Work to complete »
Starting at the first line of the listing below, retype each line up to and including the one that contains "const yMin = 0, yMax = 160, yStep = 20;". Leave pictures out.
+--
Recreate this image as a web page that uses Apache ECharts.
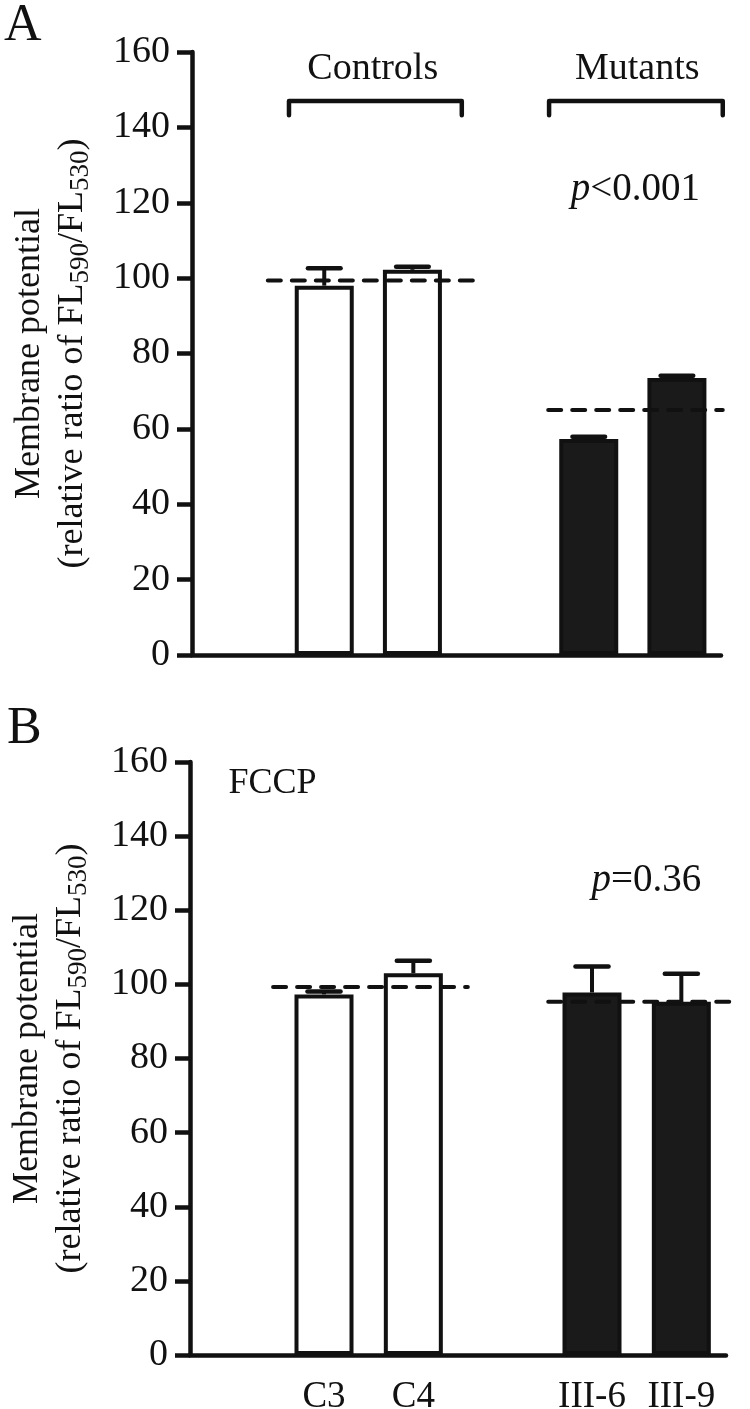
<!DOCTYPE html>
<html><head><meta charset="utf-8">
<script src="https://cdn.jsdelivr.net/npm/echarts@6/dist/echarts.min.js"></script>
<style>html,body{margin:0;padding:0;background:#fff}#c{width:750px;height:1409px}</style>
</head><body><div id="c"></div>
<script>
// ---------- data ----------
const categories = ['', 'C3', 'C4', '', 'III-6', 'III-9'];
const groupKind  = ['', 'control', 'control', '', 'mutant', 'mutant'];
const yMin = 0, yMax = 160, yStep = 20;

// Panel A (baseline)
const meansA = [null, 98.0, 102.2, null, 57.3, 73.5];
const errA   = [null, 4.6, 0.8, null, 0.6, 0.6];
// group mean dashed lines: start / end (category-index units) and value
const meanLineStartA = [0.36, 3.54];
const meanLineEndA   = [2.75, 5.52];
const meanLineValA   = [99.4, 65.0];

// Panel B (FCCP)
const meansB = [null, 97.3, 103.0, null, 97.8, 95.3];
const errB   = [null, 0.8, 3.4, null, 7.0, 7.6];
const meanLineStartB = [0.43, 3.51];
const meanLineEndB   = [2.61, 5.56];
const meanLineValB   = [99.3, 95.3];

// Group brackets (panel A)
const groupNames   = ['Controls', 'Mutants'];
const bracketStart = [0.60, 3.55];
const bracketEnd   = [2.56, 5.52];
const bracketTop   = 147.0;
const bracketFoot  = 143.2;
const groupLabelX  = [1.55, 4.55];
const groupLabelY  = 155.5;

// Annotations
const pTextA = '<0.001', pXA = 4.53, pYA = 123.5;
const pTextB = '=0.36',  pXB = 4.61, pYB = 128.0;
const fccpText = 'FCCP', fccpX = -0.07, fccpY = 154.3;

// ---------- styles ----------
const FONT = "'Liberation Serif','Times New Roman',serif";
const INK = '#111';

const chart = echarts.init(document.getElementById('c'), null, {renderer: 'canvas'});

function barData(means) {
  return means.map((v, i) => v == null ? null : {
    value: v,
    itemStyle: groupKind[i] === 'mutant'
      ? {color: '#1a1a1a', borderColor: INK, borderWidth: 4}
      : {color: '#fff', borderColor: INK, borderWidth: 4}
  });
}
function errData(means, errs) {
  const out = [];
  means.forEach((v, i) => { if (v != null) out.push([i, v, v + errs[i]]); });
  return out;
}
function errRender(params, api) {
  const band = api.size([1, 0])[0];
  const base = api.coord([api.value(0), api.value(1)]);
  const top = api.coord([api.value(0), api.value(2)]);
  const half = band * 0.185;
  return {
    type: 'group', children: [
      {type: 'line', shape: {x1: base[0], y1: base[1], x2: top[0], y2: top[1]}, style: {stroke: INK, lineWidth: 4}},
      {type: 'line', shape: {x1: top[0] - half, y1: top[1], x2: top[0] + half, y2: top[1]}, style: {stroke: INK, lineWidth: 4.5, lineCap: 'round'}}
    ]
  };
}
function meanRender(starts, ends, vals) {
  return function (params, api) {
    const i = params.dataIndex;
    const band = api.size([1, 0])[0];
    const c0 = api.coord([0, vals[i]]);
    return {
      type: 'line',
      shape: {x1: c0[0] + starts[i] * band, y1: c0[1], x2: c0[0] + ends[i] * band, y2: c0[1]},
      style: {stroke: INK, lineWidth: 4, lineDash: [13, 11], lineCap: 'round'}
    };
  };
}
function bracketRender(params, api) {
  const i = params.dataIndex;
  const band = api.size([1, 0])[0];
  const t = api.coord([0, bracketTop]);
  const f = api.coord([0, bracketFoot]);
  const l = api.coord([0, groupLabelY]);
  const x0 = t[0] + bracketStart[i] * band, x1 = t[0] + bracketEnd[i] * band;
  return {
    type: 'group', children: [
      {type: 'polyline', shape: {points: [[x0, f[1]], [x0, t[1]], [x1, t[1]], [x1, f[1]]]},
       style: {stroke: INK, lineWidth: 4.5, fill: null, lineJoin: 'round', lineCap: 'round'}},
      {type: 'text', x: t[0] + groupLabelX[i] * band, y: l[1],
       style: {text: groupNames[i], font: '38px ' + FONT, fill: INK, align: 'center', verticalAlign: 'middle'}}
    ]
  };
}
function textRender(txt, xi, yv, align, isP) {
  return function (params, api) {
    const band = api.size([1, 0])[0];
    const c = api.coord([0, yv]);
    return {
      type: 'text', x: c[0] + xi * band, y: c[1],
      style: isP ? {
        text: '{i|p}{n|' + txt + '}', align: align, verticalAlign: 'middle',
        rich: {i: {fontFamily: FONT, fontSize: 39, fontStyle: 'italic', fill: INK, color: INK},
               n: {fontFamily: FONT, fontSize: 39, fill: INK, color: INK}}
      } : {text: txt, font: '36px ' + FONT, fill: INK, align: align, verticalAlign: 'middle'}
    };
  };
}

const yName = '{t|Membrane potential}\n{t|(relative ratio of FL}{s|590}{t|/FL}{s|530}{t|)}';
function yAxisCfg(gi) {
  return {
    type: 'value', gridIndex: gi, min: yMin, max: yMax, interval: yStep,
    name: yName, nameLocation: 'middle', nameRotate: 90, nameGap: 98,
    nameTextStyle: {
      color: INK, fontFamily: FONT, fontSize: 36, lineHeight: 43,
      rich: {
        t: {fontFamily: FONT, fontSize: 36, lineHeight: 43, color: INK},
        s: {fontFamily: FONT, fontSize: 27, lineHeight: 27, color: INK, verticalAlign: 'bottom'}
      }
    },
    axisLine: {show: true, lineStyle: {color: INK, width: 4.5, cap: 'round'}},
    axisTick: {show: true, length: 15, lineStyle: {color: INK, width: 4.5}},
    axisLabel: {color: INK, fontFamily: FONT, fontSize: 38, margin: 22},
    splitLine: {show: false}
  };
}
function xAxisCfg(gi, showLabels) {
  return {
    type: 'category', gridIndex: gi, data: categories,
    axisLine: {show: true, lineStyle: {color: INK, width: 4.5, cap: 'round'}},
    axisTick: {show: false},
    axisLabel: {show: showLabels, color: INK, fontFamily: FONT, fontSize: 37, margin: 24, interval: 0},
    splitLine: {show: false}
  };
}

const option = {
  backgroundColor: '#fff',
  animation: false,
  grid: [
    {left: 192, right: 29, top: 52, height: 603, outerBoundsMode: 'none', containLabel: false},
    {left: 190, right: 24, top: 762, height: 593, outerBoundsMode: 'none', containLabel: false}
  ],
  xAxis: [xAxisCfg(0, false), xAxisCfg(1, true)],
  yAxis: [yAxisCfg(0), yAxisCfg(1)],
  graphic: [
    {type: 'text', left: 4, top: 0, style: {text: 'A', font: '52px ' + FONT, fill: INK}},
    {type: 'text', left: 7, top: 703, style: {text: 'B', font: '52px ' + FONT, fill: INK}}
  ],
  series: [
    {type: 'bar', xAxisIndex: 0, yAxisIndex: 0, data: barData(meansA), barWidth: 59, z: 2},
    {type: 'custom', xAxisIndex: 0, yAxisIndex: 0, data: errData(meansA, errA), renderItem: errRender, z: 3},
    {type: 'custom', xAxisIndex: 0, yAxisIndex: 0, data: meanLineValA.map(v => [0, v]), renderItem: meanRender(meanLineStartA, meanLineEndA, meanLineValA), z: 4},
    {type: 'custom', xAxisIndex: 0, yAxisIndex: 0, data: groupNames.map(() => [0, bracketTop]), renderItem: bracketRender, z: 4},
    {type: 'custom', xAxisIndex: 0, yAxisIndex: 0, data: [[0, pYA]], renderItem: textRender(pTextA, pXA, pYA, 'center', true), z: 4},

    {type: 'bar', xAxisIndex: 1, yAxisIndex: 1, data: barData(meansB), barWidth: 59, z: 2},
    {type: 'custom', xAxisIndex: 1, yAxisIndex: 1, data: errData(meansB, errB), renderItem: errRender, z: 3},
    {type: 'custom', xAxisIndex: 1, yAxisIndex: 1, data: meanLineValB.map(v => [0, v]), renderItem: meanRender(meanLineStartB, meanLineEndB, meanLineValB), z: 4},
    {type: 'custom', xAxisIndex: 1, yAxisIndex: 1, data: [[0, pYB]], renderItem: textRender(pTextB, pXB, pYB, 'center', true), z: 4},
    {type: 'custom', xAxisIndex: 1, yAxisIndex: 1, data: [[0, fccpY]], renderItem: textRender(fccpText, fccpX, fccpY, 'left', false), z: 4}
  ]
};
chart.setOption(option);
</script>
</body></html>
+--
Output for this exercise »
Recreate this image as a web page that uses Apache ECharts.
<!DOCTYPE html>
<html><head><meta charset="utf-8">
<script src="https://cdn.jsdelivr.net/npm/echarts@6/dist/echarts.min.js"></script>
<style>html,body{margin:0;padding:0;background:#fff}#c{width:750px;height:1409px}</style>
</head><body><div id="c"></div>
<script>
// ---------- data ----------
const categories = ['', 'C3', 'C4', '', 'III-6', 'III-9'];
const groupKind  = ['', 'control', 'control', '', 'mutant', 'mutant'];
const yMin = 0, yMax = 160, yStep = 20;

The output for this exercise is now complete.